It is said that we tend to undervalue that with which we are most familiar but in our small parish (about 150 inhabitants) thanks to the foresight of the Diocese and especially the vision of one Archdeacon, we have learned afresh the importance of the traditional parish system which has, for centuries, given the church a foothold in every community. For the last three years, we and the other church in our benefice have had a Curate in Charge. Being a priest is her second career, she was deputy headteacher in a local school until she decided that there was other work for her to do. The Diocese not only realised that mature “students” have much to offer in ministry but that their training needs to be individually tailored. So when Sally joined us she was not fully qualified and we were designated as a “training parish”. She was able to do almost everything, sadly a large number of funerals, but (initially) not preside at the Eucharist or perform marriages.

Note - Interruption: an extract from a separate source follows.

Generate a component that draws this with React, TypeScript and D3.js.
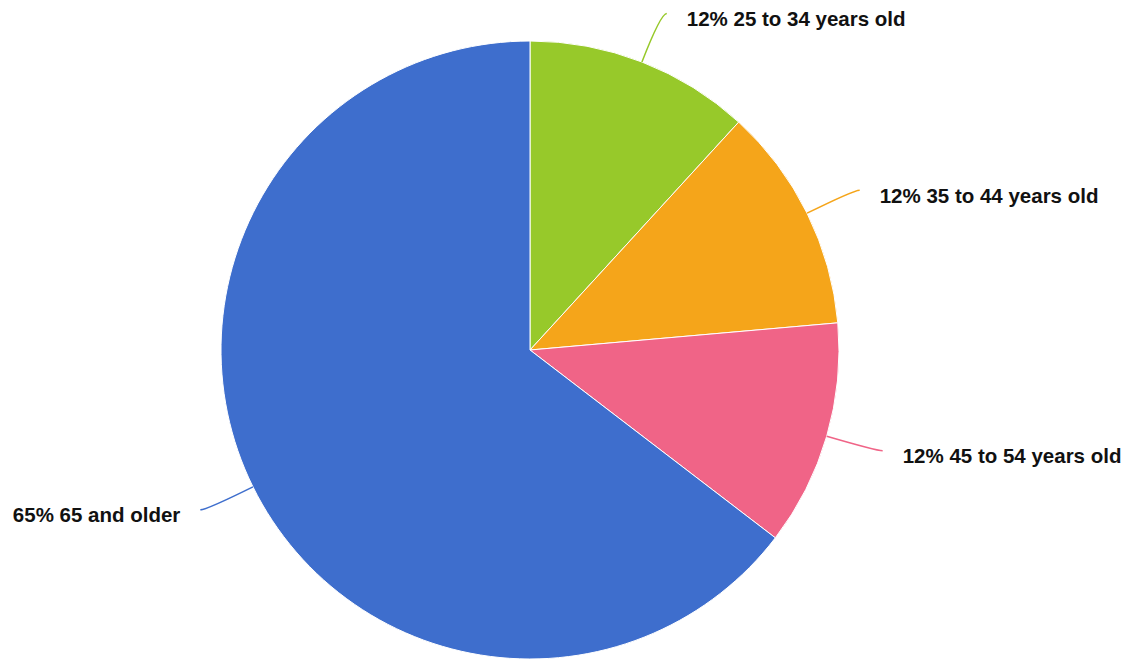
import * as d3 from "d3";
import { useEffect, useRef } from "react";

const categories = ["25 to 34 years old", "35 to 44 years old", "45 to 54 years old", "65 and older"];
const values = [11.8, 11.8, 11.8, 64.6];
const colors = ["#97c92a", "#f5a51a", "#f06487", "#3e6ecd"];

const W = 1126;
const H = 661;

const App = () => {
  const svgRef = useRef<SVGSVGElement | null>(null);

  useEffect(() => {
    const svg = d3.select(svgRef.current);
    svg.selectAll("*").remove();
    svg.attr("width", W).attr("height", H);

    const cx = 530;
    const cy = 350;
    const r = 309;
    const total = d3.sum(values);

    const pie = d3
      .pie<number>()
      .sort(null)
      .value((d) => d)
      .startAngle(0)
      .endAngle(2 * Math.PI);
    const arcs = pie(values);
    const arc = d3.arc<d3.PieArcDatum<number>>().innerRadius(0).outerRadius(r);

    const g = svg.append("g").attr("transform", `translate(${cx},${cy})`);

    g.selectAll("path.slice")
      .data(arcs)
      .enter()
      .append("path")
      .attr("class", "slice")
      .attr("d", arc)
      .attr("fill", (_, i) => colors[i])
      .attr("stroke", "#fff")
      .attr("stroke-width", 1);

    // label lines + labels
    const len1 = 52;
    const len2 = 6;
    const gap = 20;
    arcs.forEach((a, i) => {
      const mid = (a.startAngle + a.endAngle) / 2;
      const sx = Math.sin(mid);
      const sy = -Math.cos(mid);
      const right = sx >= 0;
      const p0: [number, number] = [sx * r, sy * r];
      const p1: [number, number] = [sx * (r + len1), sy * (r + len1)];
      const p2: [number, number] = [p1[0] + (right ? len2 : -len2), p1[1]];
      const path = d3.path();
      path.moveTo(p0[0], p0[1]);
      path.quadraticCurveTo(p1[0], p1[1], p2[0], p2[1]);
      g.append("path")
        .attr("d", path.toString())
        .attr("fill", "none")
        .attr("stroke", colors[i])
        .attr("stroke-width", 1.5);

      const pct = Math.round((values[i] / total) * 100);
      g.append("text")
        .attr("x", p2[0] + (right ? gap : -gap))
        .attr("y", p2[1] + 5)
        .attr("text-anchor", right ? "start" : "end")
        .attr("dominant-baseline", "central")
        .attr("font-family", "'Liberation Sans', Arial, sans-serif")
        .attr("font-weight", "bold")
        .attr("font-size", 20.5)
        .attr("fill", "#111")
        .text(`${pct}% ${categories[i]}`);
    });
  }, []);

  return (
    <div style={{ position: "absolute", left: 0, top: 0, background: "#fff" }}>
      <svg ref={svgRef} style={{ display: "block" }} />
    </div>
  );
};

export default App;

Consequently, we had the benefit of lots of different priests coming to our weekly service (yes, a service every Sunday). Since last summer Sally has been fully qualified and has overseen a consistent rise in the numbers attending church each Sunday as well as taking part in all village activities. We have a Soup and Roll lunch, in the church once a month on a Saturday and last week 30 attended (very few regular churchgoers) including two new families to the village with 5 children under 6 and £555.00 was sent to the DEC Ukraine Appeal. We are learning afresh that community really matters and after all the two great commandments are to love God and our neighbour and those orders remain uppermost in our minds at all times. A parish is a small enough entity to enable people to feel they belong and can make a contribution as well as gaining strength from a shared purpose.

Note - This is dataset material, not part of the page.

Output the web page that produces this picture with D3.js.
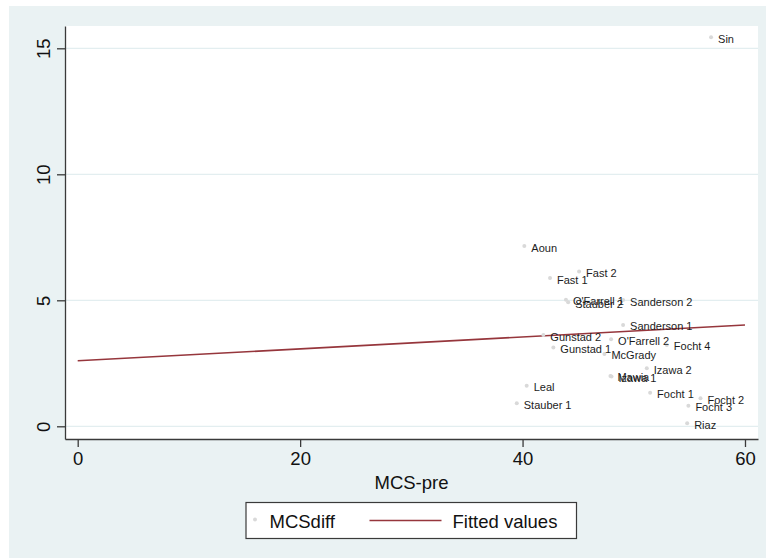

My fellow churchwarden and I have always felt that we must have a service every Sunday and the church open every day, especially in a village such as ours which has no other public building. Having such an inspirational leader as Sally who has been allowed to use and develop her talents has made us appreciate the unique strength of a Parish. It is from the roots of an organisation that lasting growth is made, and it seems to me that as we try to follow in the steps of “The Carpenter of Nazareth” it is by interacting and caring for ALL parishioners, church attenders or not, that we honour the two great commandments.